This week, USA TODAY Politics focuses on the run-up to President-elect Joe Biden's inauguration, his remaining Cabinet picks and the effort in Congress to get through a fresh round of COVID-19 economic relief.
Dates to watch:
Jan. 6: Congress will count and certify the electoral results in a joint session.
Jan. 20: Inauguration of Biden, who will take the oath of office.
Be sure to refresh this page often to get the latest information on the transition.
Biden decries Trump's 'abdication of responsibility' by not signing COVID relief bill
President-elect Joe Biden sharply criticized President Donald Trump’s refusal to sign the bipartisan stimulus bill addressing the economic consequences of the coronavirus pandemic, calling it an "abdication of responsibility" with "devastating consequences," in a statement on Saturday.
"It is the day after Christmas, and millions of families don’t know if they’ll be able to make ends meet because of President Donald Trump’s refusal to sign an economic relief bill approved by Congress with an overwhelming and bipartisan majority," Biden said.
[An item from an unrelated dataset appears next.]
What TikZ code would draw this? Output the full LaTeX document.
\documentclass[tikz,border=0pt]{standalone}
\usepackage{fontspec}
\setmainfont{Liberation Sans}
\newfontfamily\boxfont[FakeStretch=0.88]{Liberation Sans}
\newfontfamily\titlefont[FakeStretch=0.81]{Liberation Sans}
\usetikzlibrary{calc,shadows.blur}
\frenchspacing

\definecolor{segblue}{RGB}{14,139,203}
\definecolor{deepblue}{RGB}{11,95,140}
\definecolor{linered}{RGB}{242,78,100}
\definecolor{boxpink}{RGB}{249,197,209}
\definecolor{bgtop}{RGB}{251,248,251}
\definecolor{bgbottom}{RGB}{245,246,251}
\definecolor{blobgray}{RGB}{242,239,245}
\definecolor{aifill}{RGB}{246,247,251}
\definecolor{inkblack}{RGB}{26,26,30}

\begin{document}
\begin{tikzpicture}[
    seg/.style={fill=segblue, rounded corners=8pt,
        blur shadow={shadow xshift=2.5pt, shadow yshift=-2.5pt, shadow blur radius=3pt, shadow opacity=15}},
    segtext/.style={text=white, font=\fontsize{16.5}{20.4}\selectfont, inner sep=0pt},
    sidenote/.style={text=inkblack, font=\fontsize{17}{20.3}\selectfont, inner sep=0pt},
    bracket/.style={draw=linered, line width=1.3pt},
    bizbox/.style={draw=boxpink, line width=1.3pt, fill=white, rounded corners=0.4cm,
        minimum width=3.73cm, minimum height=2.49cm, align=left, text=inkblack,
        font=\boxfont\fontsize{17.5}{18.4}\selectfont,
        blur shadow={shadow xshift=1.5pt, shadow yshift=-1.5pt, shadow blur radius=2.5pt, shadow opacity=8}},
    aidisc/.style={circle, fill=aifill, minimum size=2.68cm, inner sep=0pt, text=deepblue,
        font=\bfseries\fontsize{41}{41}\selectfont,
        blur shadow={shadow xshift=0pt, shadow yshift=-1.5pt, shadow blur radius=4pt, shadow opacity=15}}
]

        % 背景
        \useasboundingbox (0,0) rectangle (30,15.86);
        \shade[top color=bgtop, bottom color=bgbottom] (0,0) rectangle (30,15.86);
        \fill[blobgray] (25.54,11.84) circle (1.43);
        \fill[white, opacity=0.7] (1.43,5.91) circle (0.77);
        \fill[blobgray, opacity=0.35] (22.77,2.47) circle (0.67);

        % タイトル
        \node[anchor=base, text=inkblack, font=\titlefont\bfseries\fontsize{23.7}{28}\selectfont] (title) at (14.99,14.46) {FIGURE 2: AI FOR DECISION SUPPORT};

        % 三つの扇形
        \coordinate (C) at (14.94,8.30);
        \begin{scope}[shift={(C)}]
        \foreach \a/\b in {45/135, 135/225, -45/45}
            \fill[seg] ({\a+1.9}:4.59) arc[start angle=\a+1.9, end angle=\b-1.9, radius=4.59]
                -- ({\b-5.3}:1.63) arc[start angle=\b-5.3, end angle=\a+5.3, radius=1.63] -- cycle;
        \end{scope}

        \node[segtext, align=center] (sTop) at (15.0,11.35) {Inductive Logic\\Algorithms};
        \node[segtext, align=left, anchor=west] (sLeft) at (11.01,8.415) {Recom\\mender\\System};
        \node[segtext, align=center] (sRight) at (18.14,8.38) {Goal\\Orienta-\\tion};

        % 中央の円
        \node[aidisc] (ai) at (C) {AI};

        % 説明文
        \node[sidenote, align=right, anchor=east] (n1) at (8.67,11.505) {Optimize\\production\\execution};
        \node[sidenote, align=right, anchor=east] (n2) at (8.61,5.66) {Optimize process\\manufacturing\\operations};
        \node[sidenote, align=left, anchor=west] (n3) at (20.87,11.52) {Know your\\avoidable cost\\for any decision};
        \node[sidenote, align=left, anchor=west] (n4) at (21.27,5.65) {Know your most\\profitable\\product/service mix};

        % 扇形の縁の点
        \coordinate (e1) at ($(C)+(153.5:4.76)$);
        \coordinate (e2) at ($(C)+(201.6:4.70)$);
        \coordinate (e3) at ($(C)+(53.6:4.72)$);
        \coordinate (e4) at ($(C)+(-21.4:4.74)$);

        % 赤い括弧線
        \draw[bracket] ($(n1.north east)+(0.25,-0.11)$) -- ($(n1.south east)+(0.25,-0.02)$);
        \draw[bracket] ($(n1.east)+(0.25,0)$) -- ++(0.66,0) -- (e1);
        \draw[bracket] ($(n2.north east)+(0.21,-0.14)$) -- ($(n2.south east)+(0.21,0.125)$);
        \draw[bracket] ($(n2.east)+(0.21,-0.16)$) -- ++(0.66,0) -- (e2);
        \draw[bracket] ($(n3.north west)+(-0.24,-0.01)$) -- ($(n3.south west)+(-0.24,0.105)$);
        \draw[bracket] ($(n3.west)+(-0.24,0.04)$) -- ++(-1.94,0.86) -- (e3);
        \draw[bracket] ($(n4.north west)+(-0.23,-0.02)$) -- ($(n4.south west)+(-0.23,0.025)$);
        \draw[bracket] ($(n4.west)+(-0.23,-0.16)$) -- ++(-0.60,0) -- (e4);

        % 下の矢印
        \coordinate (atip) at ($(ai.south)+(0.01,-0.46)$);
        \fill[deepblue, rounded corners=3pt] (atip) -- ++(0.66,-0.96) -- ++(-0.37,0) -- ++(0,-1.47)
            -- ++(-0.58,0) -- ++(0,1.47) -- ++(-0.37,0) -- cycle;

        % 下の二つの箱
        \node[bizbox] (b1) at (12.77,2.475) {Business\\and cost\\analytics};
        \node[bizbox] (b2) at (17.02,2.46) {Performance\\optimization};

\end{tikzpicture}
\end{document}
As Trump's criticisms have thrown the future of the relief bill in doubt, temporary unemployment benefits approved in response to the pandemic expired at midnight Saturday.
Biden blasted Trump for allowing the benefits to lapse.
"This abdication of responsibility has devastating consequences. Today, about 10 million Americans will lose unemployment insurance benefits" Biden said. "In just a few days, government funding will expire, putting vital services and paychecks for military personnel at risk. In less than a week, a moratorium on evictions expires, putting millions at risk of being forced from their homes over the holidays."
Trump has insisted the bill should increase direct payments to taxpayers from $600 to $2,000 and that it should remove what he says is spending unrelated to pandemic relief.
– Sarah Elbeshbishi
Dem candidates rake in $200M in Georgia runoff
ATLANTA – The Democrats running for Georgia’s two U.S. Senate seats each raised more than $100 million over two months, a massive haul that eclipsed campaign contributions to their Republican opponents and reflects the high stakes of the twin contests.
Jon Ossoff, who is taking on Sen. David Perdue, took in more than $106 million from Oct. 15 through Dec. 16, according to his latest campaign finance report. Raphael Warnock, who is trying to unseat Sen. Kelly Loeffler, was close behind with a little over $103 million.
Perdue reported $68 million over the same two-month span, with Loeffler taking in just under $64 million. Three of the campaigns reported their financial data on Thursday. Loeffler submitted hers a day earlier.
The two races will determine which party controls the Senate – and likely how ambitious President-elect Joe Biden can be with his agenda.
The fundraising figures far surpass the record-shattering $57 million that Democrat Jaime Harrison raised in one quarter in his bid to unseat U.S. Sen. Lindsey Graham in South Carolina in November. Harrison lost that race.
And they are in addition to tens of millions of more dollars being spent on the January runoffs by outside groups. Previous campaign finance disclosures for the Georgia races suggest Republican outside groups have a fundraising advantage.